Hauschka machte dem Label alle Ehre, sein Auftritt in Paris war so betörend schön und unterhaltsam, daß das Publikum unbedingt noch eine Zugabe hören wollte, die der Pianist nicht verweigern konnte, weil er keine Kabine hatte, in die er sich hätte zurückziehen können. Stattdessen hörte er einen Moment dem Applaus zu und setzte sich auf eine rückwärtige rote Bank, die ihn glatt an eine Therapiesitzung bei einem Psychiater erinnerte.
Fazit: Solange sie so hervorragend sind wie Hauschka, sind deutsche Künstler in Paris hochwillkommen!
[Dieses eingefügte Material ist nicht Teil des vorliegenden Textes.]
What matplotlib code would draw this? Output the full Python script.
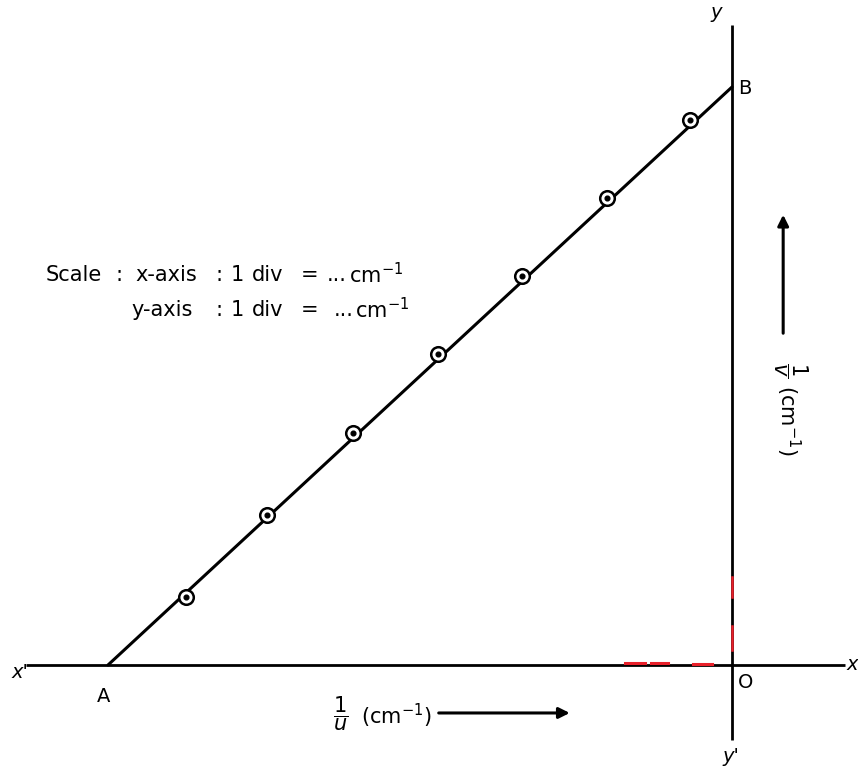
import matplotlib
matplotlib.use("Agg")
import matplotlib.pyplot as plt

plt.rcParams['font.family'] = ['DejaVu Sans']
plt.rcParams['mathtext.fontset'] = 'dejavusans'

# Observed reciprocals of object and image distances (cm^-1)
inv_u = [-0.0875, -0.0745, -0.0607, -0.0471, -0.0337, -0.0200, -0.0067]
inv_v = [0.0118, 0.0260, 0.0401, 0.0538, 0.0673, 0.0808, 0.0943]

# Intercepts of the best-fit line on the axes
A_x = -0.100
B_y = 0.100

W, H = 858, 769
fig = plt.figure(figsize=(W / 100, H / 100), dpi=100)
ax = fig.add_axes([0, 0, 1, 1])
ax.set_xlim(-0.11731, 0.020192)
ax.set_ylim(-0.017993, 0.115052)
ax.axis('off')


def fpos(px, py):
    """Figure-fraction position from a pixel offset measured from top-left."""
    return px / W, 1 - py / H


k = 'black'
red = '#e8202a'
# coordinate axes
ax.plot([-0.1132, 0.0181], [0, 0], color=k, lw=2.0, solid_capstyle='butt')
ax.plot([0, 0], [-0.0130, 0.1107], color=k, lw=2.0, solid_capstyle='butt')

# faint red construction marks near the origin
ax.plot([-0.0172, -0.0140], [0.0003, 0.0003], color=red, lw=2.2)
ax.plot([-0.0130, -0.0103], [0.0004, 0.0004], color=red, lw=2.2)
ax.plot([-0.0062, -0.0032], [0.0002, 0.0002], color=red, lw=2.2)
ax.plot([0.0, 0.0], [0.0118, 0.0152], color=red, lw=1.8)
ax.plot([0.0, 0.0], [0.0026, 0.0068], color=red, lw=1.8)

# straight line through the points
ax.plot([A_x, 0], [0, B_y], color=k, lw=2.2, solid_capstyle='round')
ax.plot(inv_u, inv_v, linestyle='none', marker='o', ms=10.5,
        mfc='white', mec=k, mew=1.8)
ax.plot(inv_u, inv_v, linestyle='none', marker='o', ms=3.4,
        mfc=k, mec=k)

# point and axis labels
fs = 14
labels = [("x'", 20, 672, 'italic'), ("x", 852, 665, 'italic'),
          ("A", 104, 697, 'normal'), ("O", 746, 683, 'normal'),
          ("y'", 731, 757, 'italic'), ("y", 716, 13, 'italic'),
          ("B", 745, 88, 'normal')]
for s, px, py, st in labels:
    fig.text(*fpos(px, py), s, fontsize=fs, ha='center', va='center', style=st)

# scale note
row1 = [("Scale", 46), (":", 116), ("x-axis", 135), (":", 215), ("1", 231),
        ("div", 252), ("=", 301), ("...", 327), ("cm$^{-1}$", 349)]
row2 = [("y-axis", 131), (":", 215), ("1", 231), ("div", 252), ("=", 301),
        ("...", 334), ("cm$^{-1}$", 355)]
for s, px in row1:
    fig.text(*fpos(px, 275), s, fontsize=15, ha='left', va='center')
for s, px in row2:
    fig.text(*fpos(px, 310), s, fontsize=15, ha='left', va='center')

# horizontal quantity label with arrow
fig.text(*fpos(341, 714), r"$\dfrac{1}{u}$", fontsize=15, ha='center', va='center')
fig.text(*fpos(361, 716), r"(cm$^{-1}$)", fontsize=15, ha='left', va='center')
ax.annotate('', xy=(-0.0260, -0.0083), xytext=(-0.0470, -0.0083),
            arrowprops=dict(arrowstyle='-|>', color=k, lw=2.2,
                            mutation_scale=16, shrinkA=0, shrinkB=0))

# vertical quantity label with arrow
fig.text(*fpos(790, 370), r"$\dfrac{1}{v}$", fontsize=15, ha='center',
         va='center', rotation=-90)
fig.text(*fpos(788, 385), r"(cm$^{-1}$)", fontsize=15, ha='center',
         va='top', rotation=-90)
ax.annotate('', xy=(0.0082, 0.0779), xytext=(0.0082, 0.0574),
            arrowprops=dict(arrowstyle='-|>', color=k, lw=2.2,
                            mutation_scale=16, shrinkA=0, shrinkB=0))

fig.savefig('out.png', dpi=100, facecolor='white')
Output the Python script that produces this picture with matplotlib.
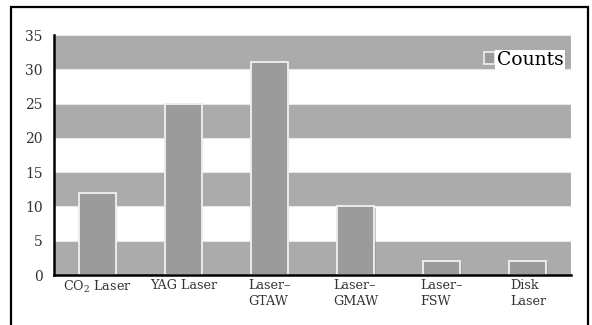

Wie wäre es demnächst mal wieder mit Nils Frahm? Der ist ebenfalls Pianist, verfolgt aber einen anderen Ansatz als Hauschka.
Link:
Gewohnt informativ und fachkundig, das Klienicum zu einem Konzert von Hauschka beim Frameworks Festival 2011, klick!
* schlecht formuliert. Das Problem ist nicht die Bearbeitung des Pianos, sondern die Tatsache, daß er einen richtigen Flügel braucht. Und den haben wir nicht bei uns. Mit einem elektrischen Klavier kann er nicht spielen, zumindest nicht so, wie es seinem experimentellen Stil entspricht.
* französisch hatte er 7 Jahre lang in der Schule, aber seine Erinnerungen daran waren nicht mehr ganz so frisch.
3 Kommentare :
Doro kommt im Herbst nach Paris, am 21/10/2011 um 18h30 spielt sie im Alhambra. Ich hab' allerdings schon was anderes vor ;-)
Uschi A. aus P.
ein sympathischer kerl, dieser herr hauschka, ohne mache, ohne getue. die musik: erste sahne. und live auch noch deutlich besser als auf tonträger.